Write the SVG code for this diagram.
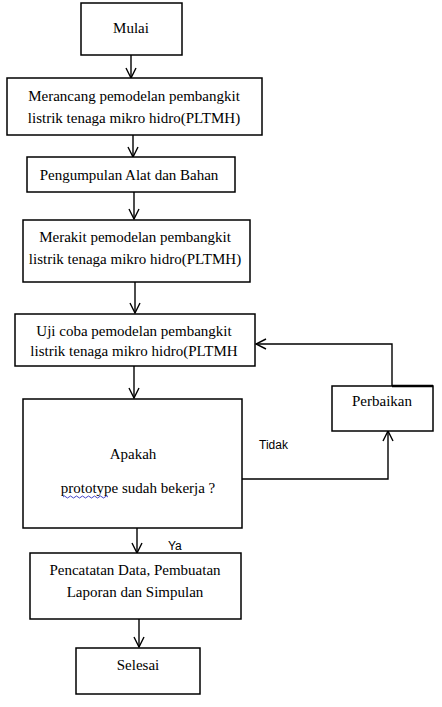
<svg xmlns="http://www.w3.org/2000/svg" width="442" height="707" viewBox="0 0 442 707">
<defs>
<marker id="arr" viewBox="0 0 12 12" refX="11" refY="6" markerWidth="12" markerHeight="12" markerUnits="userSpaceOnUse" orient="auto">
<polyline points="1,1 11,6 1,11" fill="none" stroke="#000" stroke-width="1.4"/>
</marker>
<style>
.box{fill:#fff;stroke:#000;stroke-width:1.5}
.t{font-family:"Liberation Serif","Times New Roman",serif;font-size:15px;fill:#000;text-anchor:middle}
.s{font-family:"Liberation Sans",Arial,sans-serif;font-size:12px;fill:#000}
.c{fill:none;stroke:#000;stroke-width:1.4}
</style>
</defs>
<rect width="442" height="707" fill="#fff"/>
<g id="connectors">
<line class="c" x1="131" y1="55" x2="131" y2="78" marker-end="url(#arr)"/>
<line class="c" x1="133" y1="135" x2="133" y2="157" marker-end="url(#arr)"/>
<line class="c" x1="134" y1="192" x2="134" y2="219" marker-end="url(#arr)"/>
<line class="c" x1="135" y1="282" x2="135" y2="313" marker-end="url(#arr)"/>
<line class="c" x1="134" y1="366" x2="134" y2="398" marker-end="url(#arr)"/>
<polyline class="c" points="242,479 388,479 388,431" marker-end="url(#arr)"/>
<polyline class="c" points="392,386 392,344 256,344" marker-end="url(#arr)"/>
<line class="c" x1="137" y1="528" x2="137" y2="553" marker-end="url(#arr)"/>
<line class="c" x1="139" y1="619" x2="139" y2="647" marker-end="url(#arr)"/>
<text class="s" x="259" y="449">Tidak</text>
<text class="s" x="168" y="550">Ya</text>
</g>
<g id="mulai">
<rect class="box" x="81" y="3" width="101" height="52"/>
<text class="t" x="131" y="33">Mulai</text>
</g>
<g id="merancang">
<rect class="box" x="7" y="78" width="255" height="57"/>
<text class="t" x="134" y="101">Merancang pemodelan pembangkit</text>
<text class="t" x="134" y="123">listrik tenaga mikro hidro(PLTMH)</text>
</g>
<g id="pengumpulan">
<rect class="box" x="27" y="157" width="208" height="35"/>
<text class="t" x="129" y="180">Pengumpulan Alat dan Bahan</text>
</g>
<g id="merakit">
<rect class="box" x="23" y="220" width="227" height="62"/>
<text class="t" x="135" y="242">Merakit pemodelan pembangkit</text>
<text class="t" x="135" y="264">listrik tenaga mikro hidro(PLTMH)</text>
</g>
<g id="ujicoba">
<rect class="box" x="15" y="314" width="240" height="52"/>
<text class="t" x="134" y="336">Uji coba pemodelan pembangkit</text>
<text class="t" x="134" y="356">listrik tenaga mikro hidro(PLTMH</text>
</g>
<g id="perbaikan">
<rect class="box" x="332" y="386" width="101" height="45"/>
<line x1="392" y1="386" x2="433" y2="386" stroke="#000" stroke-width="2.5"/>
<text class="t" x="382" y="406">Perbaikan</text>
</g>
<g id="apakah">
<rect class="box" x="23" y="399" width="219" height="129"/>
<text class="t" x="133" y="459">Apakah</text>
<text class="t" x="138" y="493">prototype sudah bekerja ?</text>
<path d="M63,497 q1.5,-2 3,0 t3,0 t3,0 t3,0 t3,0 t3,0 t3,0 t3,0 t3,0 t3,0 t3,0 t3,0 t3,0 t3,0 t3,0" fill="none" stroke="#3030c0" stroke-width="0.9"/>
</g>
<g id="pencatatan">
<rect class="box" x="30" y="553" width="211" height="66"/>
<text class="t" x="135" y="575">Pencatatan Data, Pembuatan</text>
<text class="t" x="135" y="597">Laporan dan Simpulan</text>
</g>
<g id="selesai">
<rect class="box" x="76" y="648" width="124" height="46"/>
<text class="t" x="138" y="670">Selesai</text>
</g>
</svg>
★ ★ ★ ★ ★
__Exercise details__
Take the listing above and print it exactly, apart from the pictures.

__The completed task__
Write the SVG code for this diagram.
<svg xmlns="http://www.w3.org/2000/svg" width="442" height="707" viewBox="0 0 442 707">
<defs>
<marker id="arr" viewBox="0 0 12 12" refX="11" refY="6" markerWidth="12" markerHeight="12" markerUnits="userSpaceOnUse" orient="auto">
<polyline points="1,1 11,6 1,11" fill="none" stroke="#000" stroke-width="1.4"/>
</marker>
<style>
.box{fill:#fff;stroke:#000;stroke-width:1.5}
.t{font-family:"Liberation Serif","Times New Roman",serif;font-size:15px;fill:#000;text-anchor:middle}
.s{font-family:"Liberation Sans",Arial,sans-serif;font-size:12px;fill:#000}
.c{fill:none;stroke:#000;stroke-width:1.4}
</style>
</defs>
<rect width="442" height="707" fill="#fff"/>
<g id="connectors">
<line class="c" x1="131" y1="55" x2="131" y2="78" marker-end="url(#arr)"/>
<line class="c" x1="133" y1="135" x2="133" y2="157" marker-end="url(#arr)"/>
<line class="c" x1="134" y1="192" x2="134" y2="219" marker-end="url(#arr)"/>
<line class="c" x1="135" y1="282" x2="135" y2="313" marker-end="url(#arr)"/>
<line class="c" x1="134" y1="366" x2="134" y2="398" marker-end="url(#arr)"/>
<polyline class="c" points="242,479 388,479 388,431" marker-end="url(#arr)"/>
<polyline class="c" points="392,386 392,344 256,344" marker-end="url(#arr)"/>
<line class="c" x1="137" y1="528" x2="137" y2="553" marker-end="url(#arr)"/>
<line class="c" x1="139" y1="619" x2="139" y2="647" marker-end="url(#arr)"/>
<text class="s" x="259" y="449">Tidak</text>
<text class="s" x="168" y="550">Ya</text>
</g>
<g id="mulai">
<rect class="box" x="81" y="3" width="101" height="52"/>
<text class="t" x="131" y="33">Mulai</text>
</g>
<g id="merancang">
<rect class="box" x="7" y="78" width="255" height="57"/>
<text class="t" x="134" y="101">Merancang pemodelan pembangkit</text>
<text class="t" x="134" y="123">listrik tenaga mikro hidro(PLTMH)</text>
</g>
<g id="pengumpulan">
<rect class="box" x="27" y="157" width="208" height="35"/>
<text class="t" x="129" y="180">Pengumpulan Alat dan Bahan</text>
</g>
<g id="merakit">
<rect class="box" x="23" y="220" width="227" height="62"/>
<text class="t" x="135" y="242">Merakit pemodelan pembangkit</text>
<text class="t" x="135" y="264">listrik tenaga mikro hidro(PLTMH)</text>
</g>
<g id="ujicoba">
<rect class="box" x="15" y="314" width="240" height="52"/>
<text class="t" x="134" y="336">Uji coba pemodelan pembangkit</text>
<text class="t" x="134" y="356">listrik tenaga mikro hidro(PLTMH</text>
</g>
<g id="perbaikan">
<rect class="box" x="332" y="386" width="101" height="45"/>
<line x1="392" y1="386" x2="433" y2="386" stroke="#000" stroke-width="2.5"/>
<text class="t" x="382" y="406">Perbaikan</text>
</g>
<g id="apakah">
<rect class="box" x="23" y="399" width="219" height="129"/>
<text class="t" x="133" y="459">Apakah</text>
<text class="t" x="138" y="493">prototype sudah bekerja ?</text>
<path d="M63,497 q1.5,-2 3,0 t3,0 t3,0 t3,0 t3,0 t3,0 t3,0 t3,0 t3,0 t3,0 t3,0 t3,0 t3,0 t3,0 t3,0" fill="none" stroke="#3030c0" stroke-width="0.9"/>
</g>
<g id="pencatatan">
<rect class="box" x="30" y="553" width="211" height="66"/>
<text class="t" x="135" y="575">Pencatatan Data, Pembuatan</text>
<text class="t" x="135" y="597">Laporan dan Simpulan</text>
</g>
<g id="selesai">
<rect class="box" x="76" y="648" width="124" height="46"/>
<text class="t" x="138" y="670">Selesai</text>
</g>
</svg>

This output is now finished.